++++ Listed entries ++++

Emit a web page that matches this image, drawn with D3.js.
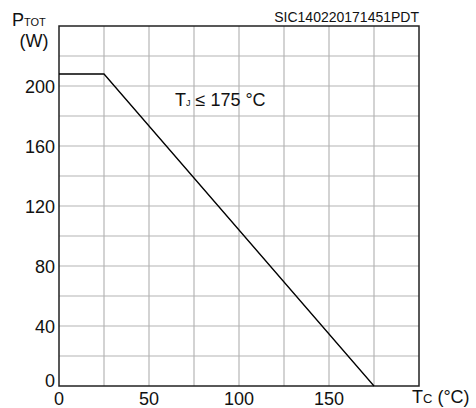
<!DOCTYPE html>
<html><head><meta charset="utf-8">
<script src="https://cdn.jsdelivr.net/npm/d3@7"></script>
<style>body{margin:0;background:#fff}svg{display:block;font-family:"Liberation Sans",Arial,sans-serif}</style>
</head><body>
<svg id="c" width="476" height="408"></svg>
<script>
// data
const tempC = [0, 25, 175];
const powerW = [208, 208, 0];
const xTickLabels = [0, 50, 100, 150];
const yTickLabels = [0, 40, 80, 120, 160, 200];
const xGrid = [25, 50, 75, 100, 125, 150, 175];
const yGrid = [20, 40, 60, 80, 100, 120, 140, 160, 180, 200, 220];
const docId = "SIC140220171451PDT";
const noteMain = "T", noteSub = "J", noteRest = " ≤ 175 °C";

const svg = d3.select("#c");
const L = 59, R = 419, T = 26, B = 386;
const x = d3.scaleLinear().domain([0, 200]).range([L, R]);
const y = d3.scaleLinear().domain([0, 240]).range([B, T]);

// grid
svg.append("g").selectAll("line").data(xGrid).join("line")
  .attr("x1", d => x(d)).attr("x2", d => x(d)).attr("y1", T).attr("y2", B)
  .attr("stroke", "#c4c4c4").attr("stroke-width", 1.5);
svg.append("g").selectAll("line").data(yGrid).join("line")
  .attr("y1", d => y(d)).attr("y2", d => y(d)).attr("x1", L).attr("x2", R)
  .attr("stroke", "#b4b4b4").attr("stroke-width", 1.2);

// frame
svg.append("rect").attr("x", L).attr("y", T).attr("width", R - L).attr("height", B - T)
  .attr("fill", "none").attr("stroke", "#222").attr("stroke-width", 1.5);

// curve
svg.append("path").datum(tempC.map((t, i) => [t, powerW[i]]))
  .attr("d", d3.line().x(d => x(d[0])).y(d => y(d[1])))
  .attr("fill", "none").attr("stroke", "#000").attr("stroke-width", 1.3);

// tick labels
svg.append("g").selectAll("text").data(xTickLabels).join("text")
  .attr("x", d => x(d)).attr("y", 405).attr("text-anchor", "middle")
  .attr("font-size", 18).attr("fill", "#111").text(d => d);
svg.append("g").selectAll("text").data(yTickLabels).join("text")
  .attr("x", 55).attr("y", d => d === 0 ? y(d) + 1 : y(d) + 7).attr("text-anchor", "end")
  .attr("font-size", 18).attr("fill", "#111").text(d => d);

// axis titles
const yt = svg.append("text").attr("x", 12).attr("y", 26).attr("font-size", 18).attr("fill", "#111");
yt.append("tspan").text("P");
yt.append("tspan").attr("font-size", 11).text("TOT");
svg.append("text").attr("x", 34).attr("y", 47).attr("text-anchor", "middle")
  .attr("font-size", 18).attr("fill", "#111").text("(W)");
const xt = svg.append("text").attr("x", 412).attr("y", 403).attr("font-size", 18).attr("fill", "#111");
xt.append("tspan").text("T");
xt.append("tspan").attr("font-size", 13).text("C");
xt.append("tspan").text(" (°C)");

// note
const nt = svg.append("text").attr("x", 175).attr("y", 106).attr("font-size", 18).attr("fill", "#111");
nt.append("tspan").text(noteMain);
nt.append("tspan").attr("font-size", 9).text(noteSub);
nt.append("tspan").text(noteRest);

// doc id
svg.append("text").attr("x", 419).attr("y", 22).attr("text-anchor", "end")
  .attr("font-size", 14).attr("fill", "#111").text(docId);
</script>
</body></html>
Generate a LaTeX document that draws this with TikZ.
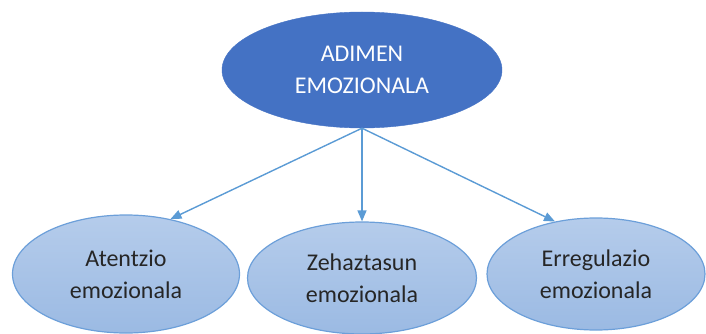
\documentclass[tikz,border=0pt]{standalone}
\usepackage{fontspec}
\setmainfont{Carlito}
\usetikzlibrary{shapes.geometric, arrows.meta}
\definecolor{topblue}{HTML}{4472C4}
\definecolor{lineblue}{HTML}{5B9BD5}
\definecolor{lighttop}{HTML}{B5CCEB}
\definecolor{lightbot}{HTML}{9BBAE3}
\definecolor{edgeblue}{HTML}{6C9FD9}
\definecolor{textdark}{HTML}{262626}
\begin{document}
\begin{tikzpicture}[x=1pt, y=-1pt,
    >={Triangle[length=11pt, width=9pt]},
    mainnode/.style={ellipse, fill=topblue, draw=topblue, text=white, inner sep=0pt,
        align=center, font=\fontsize{24}{32}\selectfont},
    subnode/.style={ellipse, top color=lighttop, bottom color=lightbot, draw=edgeblue,
        line width=1.2pt, text=textdark, inner sep=0pt, align=center,
        font=\fontsize{24}{32}\selectfont},
    link/.style={->, draw=lineblue, fill=lineblue, line width=1.4pt}]
    % 1. 画布范围
    \useasboundingbox (0,0) rectangle (706,334);

    % 2. 中心节点
    \node[mainnode, minimum width=280pt, minimum height=116pt] (adimen) at (362,70)
        {ADIMEN\\EMOZIONALA};

    % 3. 下层三个节点
    \node[subnode, minimum width=227pt, minimum height=118pt] (atentzio) at (126,274)
        {Atentzio\\emozionala};
    \node[subnode, minimum width=229pt, minimum height=112pt] (zehaztasun) at (362,278)
        {Zehaztasun\\emozionala};
    \node[subnode, minimum width=218pt, minimum height=112pt] (erregulazio) at (596,274)
        {Erregulazio\\emozionala};

    % 4. 箭头
    \draw[link] (adimen.south) -- (atentzio.51);
    \draw[link] (adimen.south) -- (zehaztasun.north);
    \draw[link] (adimen.south) -- (erregulazio.128);
\end{tikzpicture}
\end{document}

++++

**Goal of the exercise**: From the listing above, return each line with the word "that".

**Written solution**:
Emit a web page that matches this image, drawn with D3.js.
Generate a LaTeX document that draws this with TikZ.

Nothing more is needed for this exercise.